# Requirements:
Take the lines from the beginning of the material through the line containing "from matplotlib.lines import Line2D" and retype them exactly, leaving the pictures out.

# Stored data:
* * * *

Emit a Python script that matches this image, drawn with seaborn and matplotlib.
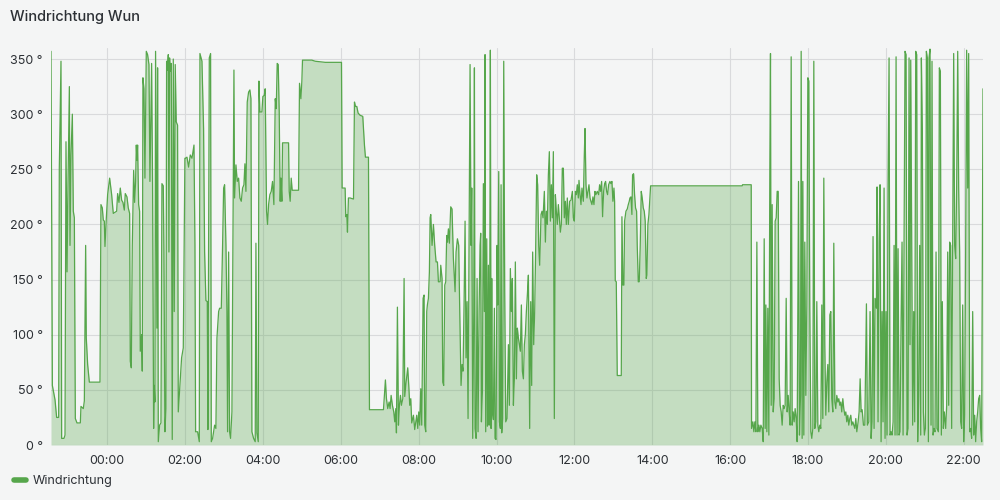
import pandas as pd
import seaborn as sns
import matplotlib.pyplot as plt
import matplotlib.dates as mdates
from matplotlib.lines import Line2D

# minutes relative to midnight (negative = previous evening) and wind direction in degrees
minutes = [
    -86.8, -84.7, -80.6, -78.1, -75, -74, -71.4, -70.4, -66.8, -65.2, -63.7, -62.1, -60.6, -58.5, -57.5, -56,
    -53.9, -52.4, -50.8, -49.3, -46.7, -41.6, -40.6, -37, -35.4, -33.4, -32.4, -30.3, -27.7, -11.3, -9.8, -7.7,
    -6.2, -4.6, -3.6, -1.6, 0.5, 3.6, 6.7, 9.2, 14.4, 15.9, 18, 20, 22.1, 24.1, 26.2, 27.7, 30.3, 32.3, 34.4,
    35.4, 37, 38.5, 40.6, 42.1, 43.6, 44.7, 45.7, 46.7, 48.3, 49.8, 50.8, 52.9, 53.9, 54.9, 56.5, 58, 60.1,
    62.1, 64.2, 65.7, 68.3, 69.8, 71.4, 72.4, 73.4, 74.4, 76.5, 77.5, 78.6, 80.6, 82.7, 84.2, 86.3, 87.3, 88.8,
    90.4, 91.4, 92.9, 94, 95, 96, 97, 98.6, 100.1, 101.7, 103.2, 104.7, 106.3, 108.3, 109.4, 114.5, 117.1, 119.6,
    120.2, 122.8, 125.3, 127.9, 130.5, 133.6, 135.1, 136.1, 139.2, 141.8, 142.8, 145.9, 148.4, 150, 152, 154.1,
    155.1, 157.2, 159.2, 160.3, 162.3, 165.4, 167.4, 169, 171.6, 173.1, 175.7, 177.7, 179.3, 180.8, 182.9, 184.4,
    185.4, 187, 188.5, 190, 192.1, 194.1, 195.2, 196.2, 198.3, 200.3, 202.4, 204.4, 206.5, 208.5, 210.6, 212.1,
    213.7, 215.7, 217.8, 219.8, 221.4, 222.9, 225.5, 228, 229.1, 230.6, 232.7, 233.7, 235.2, 238.3, 239.8, 241.9,
    243.4, 245.5, 247, 248.6, 250.6, 252.7, 254.7, 256.8, 258.9, 260.4, 261.9, 263.5, 265, 266.5, 267.6, 269.1,
    270.1, 279.4, 280.4, 281.9, 283.5, 285, 294.8, 296.3, 298.4, 299.9, 300.9, 315.3, 320.5, 335.9,
    361, 362, 366.6, 367.6, 369.2, 370.2, 371.7, 374.3, 379.5, 381, 382.5, 384.6, 386.6, 389.7, 393.8, 396.4,
    397.9, 402.6, 404.1, 425.7, 428.7, 430.3, 432.3, 434.4, 435.9, 437.5, 439.5, 441.6, 443.1, 444.7, 445.7, 447.2,
    448.8, 450.3, 451.9, 453.4, 455.5, 457.5, 458.5, 460.6, 463.1, 464.7, 466.2, 467.8, 469.3, 471.9, 473.9, 475.5,
    477, 478.6, 480.1, 481.6, 483.2, 484.7, 486.8, 488.3, 489.3, 490.9, 492.4, 493.4, 495, 496.5, 497.6, 498.6,
    500.6, 502.7, 504.7, 506.8, 508.9, 510.4, 513, 514, 516, 517.1, 518.6, 520.2, 521.7, 523.2, 524.3, 525.8,
    527.3, 529.4, 531.4, 533.5,
    536.1, 537.6, 539.7, 541.7, 543.3, 545.3, 546.9, 548.4, 550, 551.5, 553, 554.6, 556.1, 557.7, 559.2, 560.7,
    561.8, 563.3, 564.9, 565.9, 566.9, 568.5, 570, 571.5, 573.1, 574.6, 575.6, 576.7, 578.2, 579.7, 581.3, 582.3,
    583.3, 584.9, 585.9, 587.5, 588.5, 589.5, 590.5, 591.6, 592.6, 593.6, 595.2, 596.7, 597.7, 599.3, 600.8, 601.8,
    603.4, 604.4, 605.9, 607, 608, 609.5, 611.1, 612.6, 614.2, 616.2, 618.3, 619.8, 621.3, 622.9, 624.4, 626,
    627.5, 629, 630.6, 632.1, 633.7, 635.2, 636.7, 638.3, 639.8, 641.4, 642.9, 644.4, 646, 647.5, 649.1, 651.1,
    652.7, 654.2, 655.7, 657.3, 658.8, 660.4, 661.9, 663.4, 665, 666.5, 668.6, 670.1, 671.7, 673.7, 675.3, 676.8,
    678.3, 679.9, 681.4, 683, 684.5, 686, 687.6, 689.1, 690.7, 692.2, 693.7, 695.3, 696.8, 698.4, 699.9, 701.4,
    703, 704.5, 706.1, 707.6, 709.1, 710.7, 712.7, 714.8, 716.9, 718.4, 719.9, 721.5, 723, 724.5, 726.1, 727.1,
    728.7, 730.2, 731.7, 733.8, 735.3, 736.4, 737.9, 739.4, 741,
    742.5, 744.1, 745.5, 747.1, 748.6, 750.2, 751.7, 753.2, 755.3, 757.4, 758.9, 760.4, 762, 763.5, 765.1, 766.6,
    768.1, 769.7, 771.2, 772.8, 774.8, 776.4, 777.9, 779.4, 781, 782, 783, 784.6, 786.1, 792.3, 793.3, 794.8,
    796.4, 797.4, 799.5, 801.5, 803.1, 804.6, 805.6, 807.2, 808.7, 809.7, 811.3, 812.8, 814.3, 815.9, 816.9, 818.5,
    820, 821.5, 823.1, 824.6, 826.2, 827.7, 829.2, 830.8, 831.8, 833.3, 834.9, 836.4, 837.5,
    978.7, 979.2, 992.6, 993.1, 995.1, 996.7, 998.2, 999.8, 1001.3, 1002.8, 1004.4, 1005.9, 1007.5, 1009.5,
    1011.1, 1012.6, 1014.1, 1015.2, 1016.7, 1018.2, 1019.8, 1021.3, 1022.3, 1023.4, 1024.9, 1026.5, 1028, 1029.5,
    1031.1, 1032.6, 1034.2, 1035.7, 1037.2, 1038.8, 1040.3, 1041.9, 1043.4, 1044.9, 1046.5, 1048, 1049.6, 1051.1,
    1052.6, 1054.2, 1055.7, 1057.3, 1058.8, 1060.3, 1061.9, 1063.4, 1064.5, 1065.5, 1067, 1068.6, 1069.6, 1071.1,
    1072.2, 1073.7, 1075.2, 1076.8, 1078.3, 1079.9, 1081.4, 1082.9, 1084.5, 1086, 1087.6, 1089.1, 1090.6, 1092.2,
    1093.7, 1095.3, 1096.8, 1098.3, 1099.9, 1101.4, 1103, 1104.5, 1106, 1107.6, 1109.1, 1110.7, 1112.2, 1113.8,
    1115.3, 1116.8, 1118.4, 1119.9, 1121.5, 1123, 1124.5, 1126.1, 1127.6, 1129.2, 1130.7, 1132.2, 1133.8, 1135.3,
    1136.9, 1138.4, 1139.9, 1141.5, 1143, 1144.6, 1146.1, 1147.6, 1149.2, 1150.7, 1152.3, 1153.8, 1155.4, 1157.4,
    1158.9, 1160.5, 1162, 1163.6, 1165.6, 1167.7,
    1170.2, 1171.7, 1173.8, 1175.8, 1177.4, 1178.9, 1180.4, 1182, 1183.5, 1185.6, 1186.6, 1188.1, 1189.7, 1191.2,
    1192.8, 1194.3, 1195.8, 1197.4, 1198.9, 1200.5, 1202, 1203.5, 1205.1, 1206.6, 1208.2, 1209.7, 1211.3, 1212.8,
    1214.3, 1215.9, 1217.4, 1219, 1220.5, 1222, 1223.6, 1225.1, 1226.7, 1228.2, 1229.7, 1231.3, 1232.8, 1234.4,
    1235.9, 1237.4, 1238.5, 1240, 1241.5, 1243.1, 1244.6, 1246.2, 1247.7, 1249.2, 1250.8, 1252.3, 1253.9, 1254.9,
    1256.4, 1258, 1259.5, 1261.1, 1262.6, 1264.1, 1265.7, 1266.7, 1268.2, 1269.8, 1271.3, 1272.9, 1274.4, 1275.9,
    1277.5, 1279, 1281.1, 1282.6, 1284.2, 1285.7, 1287.2, 1288.8, 1290.3, 1292.4, 1293.9, 1295.5, 1297, 1298.5,
    1300.1, 1301.6, 1303.2, 1304.7, 1306.2, 1307.8, 1309.3, 1310.9, 1312.4, 1313.9, 1315.5, 1317, 1318.6, 1320.1,
    1321.6, 1323.2, 1324.7, 1326.3, 1327.8, 1329.4, 1330.9, 1332.4, 1334, 1335.5, 1337.1, 1338.6, 1340.1, 1341.7,
    1343.2, 1344.8, 1346.3, 1347.8, 1349.9,
]

wind_dir = [
    357, 54, 41, 25, 25, 251, 348, 6, 6, 9, 275, 157, 236, 325, 181, 263,
    300, 212, 206, 24, 20, 20, 35, 33, 40, 181, 97, 73, 57, 57, 218, 215,
    204, 203, 180, 205, 227, 242, 227, 210, 212, 228, 220, 233, 222, 220, 213, 228, 225, 215, 210,
    76, 70, 181, 249, 220, 239, 272, 258, 272, 218, 212, 85, 100, 67, 333, 323, 242, 357,
    354, 345, 239, 346, 236, 15, 54, 39, 357, 106, 342, 3, 18, 20, 237, 235, 175, 12,
    33, 348, 340, 354, 175, 351, 339, 346, 5, 350, 121, 345, 293, 290, 30, 79, 88, 260,
    260, 261, 252, 263, 260, 272, 181, 12, 12, 3, 355, 348, 287, 175, 131, 130,
    14, 351, 355, 3, 6, 18, 15, 97, 121, 124, 124, 181, 233, 236, 181, 121,
    12, 175, 12, 6, 30, 221, 340, 224, 254, 239, 242, 224, 221, 233, 236, 255,
    230, 311, 320, 322, 314, 12, 6, 3, 183, 11, 3, 330, 302, 302, 316, 317,
    323, 212, 200, 218, 227, 230, 239, 218, 314, 305, 346, 345, 302, 221, 242, 221,
    274, 274, 230, 221, 242, 231, 231, 328, 314, 330, 349, 349, 348, 347,
    347, 233, 233, 207, 209, 193, 224, 224, 223, 311, 307, 307, 301, 299, 298, 272,
    261, 261, 32, 32, 59, 42, 33, 39, 33, 45, 36, 30, 21, 33, 11, 125,
    18, 36, 45, 36, 42, 151, 44, 57, 70, 54, 36, 42, 20, 27, 14, 21,
    27, 15, 30, 18, 51, 18, 133, 136, 18, 12, 121, 127, 133, 157, 206, 209,
    181, 200, 181, 166, 166, 148, 148, 163, 151, 57, 54, 145, 148, 190, 184, 196,
    183, 216, 214, 169,
    139, 175, 187, 181, 121, 54, 73, 67, 130, 203, 79, 130, 24, 187, 345, 181,
    233, 6, 121, 342, 15, 6, 151, 12, 121, 181, 192, 21, 48, 237, 121, 354,
    12, 187, 17, 163, 18, 121, 358, 15, 151, 30, 23, 124, 6, 5, 181, 127,
    248, 21, 15, 236, 11, 24, 348, 139, 21, 24, 91, 36, 160, 121, 151, 36,
    60, 166, 60, 106, 97, 91, 85, 127, 67, 60, 91, 100, 121, 136, 154, 15,
    130, 54, 175, 91, 121, 181, 245, 236, 181, 163, 209, 212, 206, 230, 184, 212,
    200, 245, 266, 203, 236, 206, 266, 24, 227, 212, 200, 218, 206, 193, 200, 251,
    251, 206, 221, 200, 224, 200, 221, 222, 230, 206, 203, 230, 227, 236, 224, 240,
    227, 218, 233, 221, 263, 287, 236, 224, 230,
    236, 224, 221, 218, 225, 218, 230, 227, 230, 227, 236, 230, 239, 207, 230, 237,
    239, 230, 227, 236, 239, 237, 239, 221, 233, 221, 149, 148, 63, 63, 207, 145,
    145, 203, 212, 214, 218, 221, 224, 225, 209, 245, 246, 227, 215, 212, 181, 148,
    148, 181, 230, 224, 215, 212, 203, 151, 154, 200, 209, 224, 235,
    235, 236, 236, 15, 21, 12, 21, 12, 184, 12, 18, 12, 18, 15,
    3, 187, 15, 127, 12, 124, 9, 251, 355, 36, 218, 30, 42, 203,
    206, 230, 230, 60, 36, 30, 18, 36, 33, 36, 133, 30, 45, 30,
    18, 352, 18, 30, 21, 33, 24, 3, 133, 239, 9, 45, 357, 6,
    239, 9, 184, 45, 127, 333, 330, 124, 12, 6, 15, 348, 15, 21,
    130, 18, 12, 18, 15, 127, 24, 242, 91, 27, 57, 73, 30, 118,
    121, 42, 30, 183, 39, 33, 45, 39, 42, 36, 39, 30, 42, 33,
    27, 30, 21, 27, 18, 24, 27, 18, 21, 18, 15, 24, 12, 21,
    30, 60, 30, 32, 18, 18,
    128, 18, 21, 121, 6, 21, 189, 15, 133, 124, 234, 21, 184, 236,
    3, 121, 21, 233, 6, 121, 9, 236, 351, 9, 12, 9, 21, 181,
    9, 352, 9, 178, 9, 12, 112, 184, 9, 181, 357, 354, 9, 15,
    351, 91, 349, 187, 18, 121, 21, 357, 354, 3, 45, 181, 9, 351,
    287, 30, 9, 15, 357, 351, 3, 351, 359, 18, 348, 9, 15, 12,
    175, 15, 12, 342, 339, 9, 130, 15, 30, 15, 36, 175, 36, 184,
    181, 15, 184, 355, 181, 169, 236, 357, 233, 175, 21, 15, 127, 3,
    27, 181, 358, 233, 355, 12, 15, 6, 121, 9, 27, 3, 21, 30,
    42, 45, 15, 3, 323,
]

y_ticks = [0, 50, 100, 150, 200, 250, 300, 350]
series_name = "Windrichtung"
title = "Windrichtung Wun"

green = "#56A64B"
bg = "#F4F5F5"
text_col = "#2c3035"

sns.set_style("whitegrid")
plt.rcParams["font.family"] = ["Inter", "DejaVu Sans"]

base = pd.Timestamp("2024-06-02")
df = pd.DataFrame({"time": base + pd.to_timedelta(minutes, unit="min"), "deg": wind_dir})

fig, ax = plt.subplots(figsize=(10, 5), dpi=100)
fig.patch.set_facecolor(bg)
ax.set_facecolor(bg)
fig.subplots_adjust(left=0.051, right=0.983, bottom=0.11, top=0.904)

sns.lineplot(data=df, x="time", y="deg", ax=ax, color=green, linewidth=0.9, legend=False)
ax.fill_between(df["time"], 0, df["deg"], color=green, alpha=0.3, linewidth=0)

ax.set_xlim(df["time"].iloc[0], df["time"].iloc[-1])
ax.set_ylim(0, 360)
ax.set_yticks(y_ticks)
ax.set_yticklabels([f"{v} °" for v in y_ticks])
ax.xaxis.set_major_locator(mdates.HourLocator(byhour=range(0, 24, 2)))
ax.xaxis.set_major_formatter(mdates.DateFormatter("%H:%M"))
ax.set_xlabel("")
ax.set_ylabel("")

ax.grid(True, color="#d9dadc", linewidth=0.8)
ax.tick_params(axis="both", length=0, labelsize=9, colors=text_col)
ax.tick_params(axis="y", pad=6)
ax.tick_params(axis="x", pad=7)
for s in ax.spines.values():
    s.set_visible(False)

fig.text(0.01, 0.966, title, fontsize=10.5, fontweight="medium", color=text_col, va="center")

handle = Line2D([], [], color=green, linewidth=4, solid_capstyle="round")
fig.legend([handle], [series_name], loc="center left", bbox_to_anchor=(0.003, 0.038),
           frameon=False, handlelength=0.95, handletextpad=0.55, fontsize=9, labelcolor=text_col)

fig.savefig("out.png", dpi=100, facecolor=bg)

* * * *

# Full response:
Emit a Python script that matches this image, drawn with seaborn and matplotlib.
import pandas as pd
import seaborn as sns
import matplotlib.pyplot as plt
import matplotlib.dates as mdates
from matplotlib.lines import Line2D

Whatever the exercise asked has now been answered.